_Information supplied_
● ● ●

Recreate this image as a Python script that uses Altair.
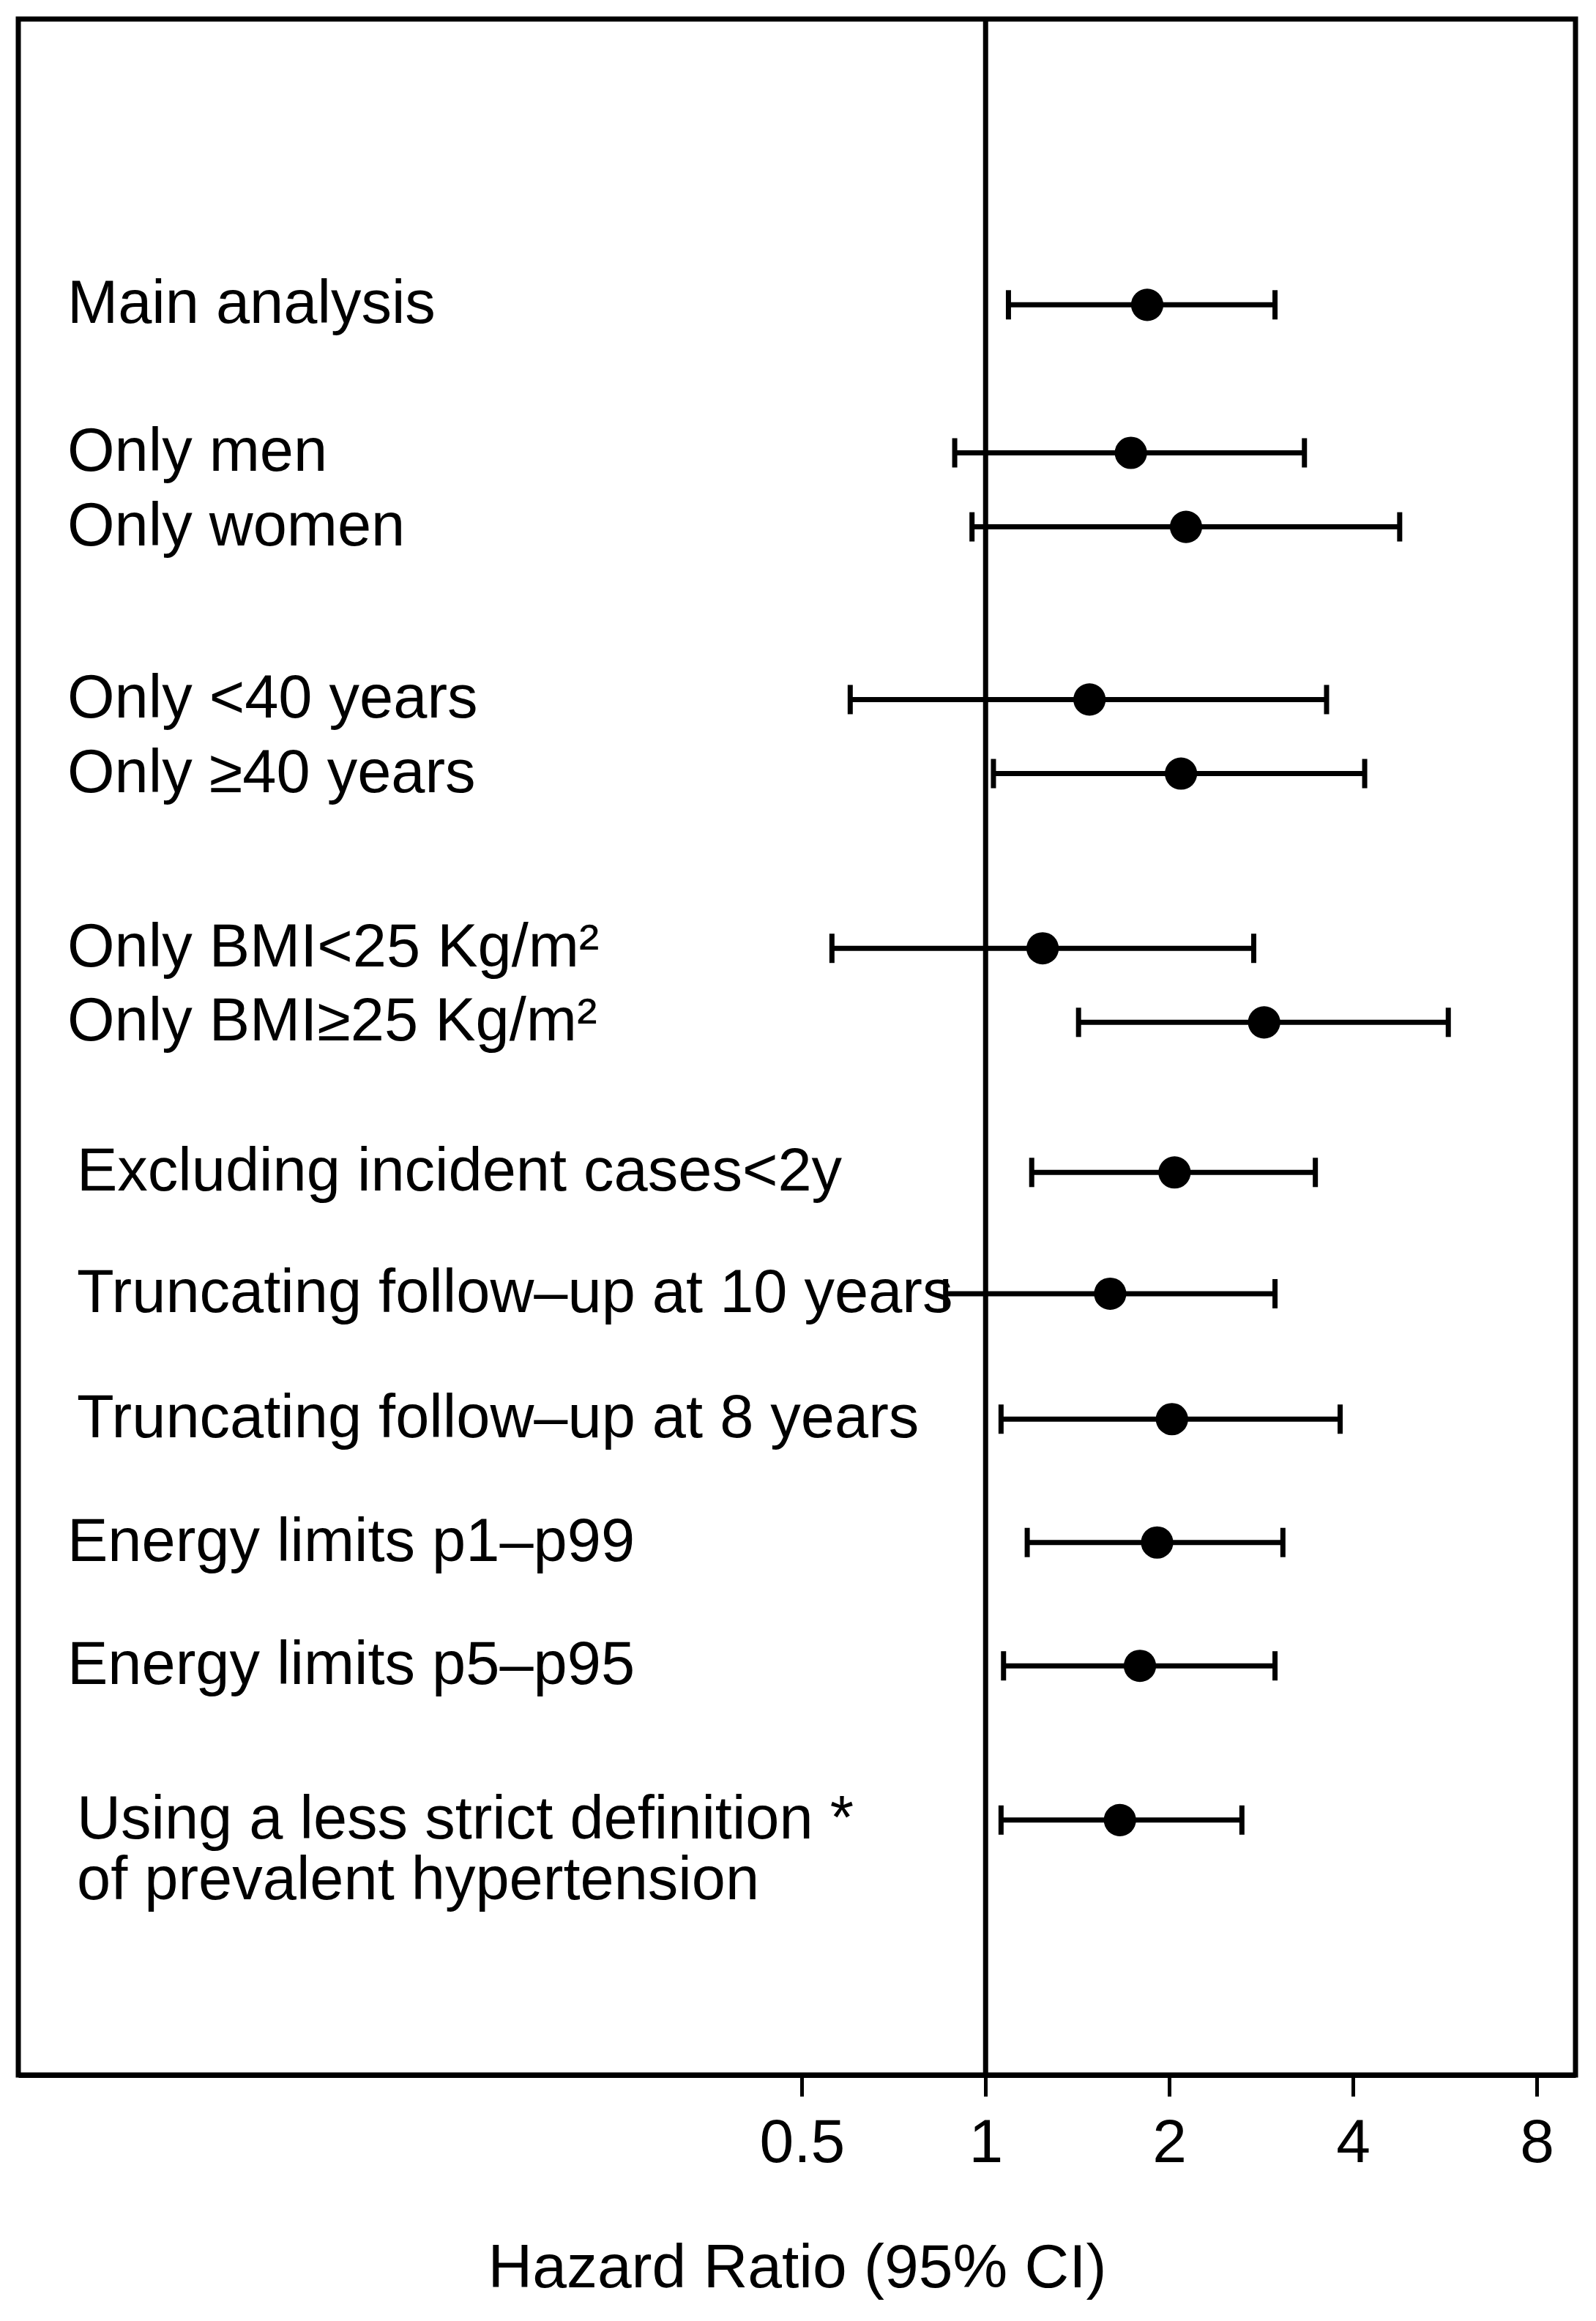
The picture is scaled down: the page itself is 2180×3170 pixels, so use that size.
import altair as alt
import pandas as pd

labels = [
    "Main analysis",
    "Only men",
    "Only women",
    "Only <40 years",
    "Only \u226540 years",
    "Only BMI<25 Kg/m\u00b2",
    "Only BMI\u226525 Kg/m\u00b2",
    "Excluding incident cases<2y",
    "Truncating follow\u2013up at 10 years",
    "Truncating follow\u2013up at 8 years",
    "Energy limits p1\u2013p99",
    "Energy limits p5\u2013p95",
    "Using a less strict definition *\nof prevalent hypertension",
]
hr = [1.84, 1.73, 2.13, 1.48, 2.09, 1.24, 2.86, 2.04, 1.60, 2.02, 1.91, 1.79, 1.66]
lower = [1.09, 0.89, 0.95, 0.60, 1.03, 0.56, 1.42, 1.19, 0.86, 1.06, 1.17, 1.07, 1.06]
upper = [2.98, 3.33, 4.77, 3.62, 4.18, 2.75, 5.73, 3.47, 2.98, 3.81, 3.07, 2.98, 2.63]
row = [13.9, 21.1, 24.7, 33.1, 36.7, 45.2, 48.8, 56.1, 62.0, 68.1, 74.1, 80.1, 87.6]
tick_values = [0.5, 1, 2, 4, 8]
reference = [1]

# labels that sit slightly more to the right in the original figure
indented = [labels[7], labels[8], labels[9], labels[12]]

df = pd.DataFrame({"label": labels, "hr": hr, "lower": lower, "upper": upper, "row": row})
ref_df = pd.DataFrame({"ref": reference})

FONT = "Liberation Sans"
LW = 7
X_TITLE = "Hazard Ratio (95% CI)"
xs = alt.Scale(type="log", base=2, domain=[0.026, 9.26], nice=False)
ys = alt.Scale(domain=[0, 100], reverse=True, nice=False, zero=False)

x_axis = alt.Axis(
    values=tick_values,
    format="~g",
    title=X_TITLE,
    labelFont=FONT,
    titleFont=FONT,
    labelFontSize=84,
    titleFontSize=84,
    titleFontWeight="normal",
    labelColor="black",
    titleColor="black",
    tickColor="black",
    tickSize=29,
    tickWidth=5,
    domainColor="black",
    domainWidth=LW,
    labelPadding=23,
    titlePadding=88,
    grid=False,
    labelFlush=False,
    labelOverlap=False,
)

base = alt.Chart(df)

ref = alt.Chart(ref_df).mark_rule(color="black", strokeWidth=LW).encode(
    x=alt.X("ref:Q", scale=xs, axis=x_axis, title=X_TITLE),
)

ci = base.mark_rule(color="black", strokeWidth=LW).encode(
    x=alt.X("lower:Q", scale=xs, axis=x_axis, title=X_TITLE),
    x2="upper:Q",
    y=alt.Y("row:Q", scale=ys, axis=None),
)

cap_lo = base.mark_tick(color="black", orient="vertical", size=40, thickness=LW, opacity=1).encode(
    x=alt.X("lower:Q", scale=xs, axis=x_axis, title=X_TITLE),
    y=alt.Y("row:Q", scale=ys, axis=None),
)
cap_hi = base.mark_tick(color="black", orient="vertical", size=40, thickness=LW, opacity=1).encode(
    x=alt.X("upper:Q", scale=xs, axis=x_axis, title=X_TITLE),
    y=alt.Y("row:Q", scale=ys, axis=None),
)

pts = base.mark_circle(color="black", size=1950, opacity=1).encode(
    x=alt.X("hr:Q", scale=xs, axis=x_axis, title=X_TITLE),
    y=alt.Y("row:Q", scale=ys, axis=None),
)

text_props = dict(
    align="left",
    baseline="middle",
    fontSize=83,
    font=FONT,
    color="black",
    lineBreak="\n",
    lineHeight=83,
)

txt_a = base.transform_filter(
    ~alt.FieldOneOfPredicate(field="label", oneOf=indented)
).mark_text(**text_props).encode(
    x=alt.value(67),
    y=alt.Y("row:Q", scale=ys, axis=None),
    text="label:N",
)

txt_b = base.transform_filter(
    alt.FieldOneOfPredicate(field="label", oneOf=indented)
).mark_text(**text_props).encode(
    x=alt.value(80),
    y=alt.Y("row:Q", scale=ys, axis=None),
    text="label:N",
)

chart = (
    alt.layer(ref, ci, cap_lo, cap_hi, pts, txt_a, txt_b)
    .properties(
        width=2127,
        height=2808,
        padding={"left": 17, "top": 14, "right": 10, "bottom": 10},
        background="white",
    )
    .configure_view(stroke="black", strokeWidth=LW)
)

chart.save("out.html", embed_options={"renderer": "svg", "actions": False})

● ● ●

Extract exactly the run of lines beginning at the line with "The picture is" and ending at the line with "import pandas as pd", including both ends and nothing beyond them.

_Response to the exercise_
The picture is scaled down: the page itself is 2180×3170 pixels, so use that size.
import altair as alt
import pandas as pd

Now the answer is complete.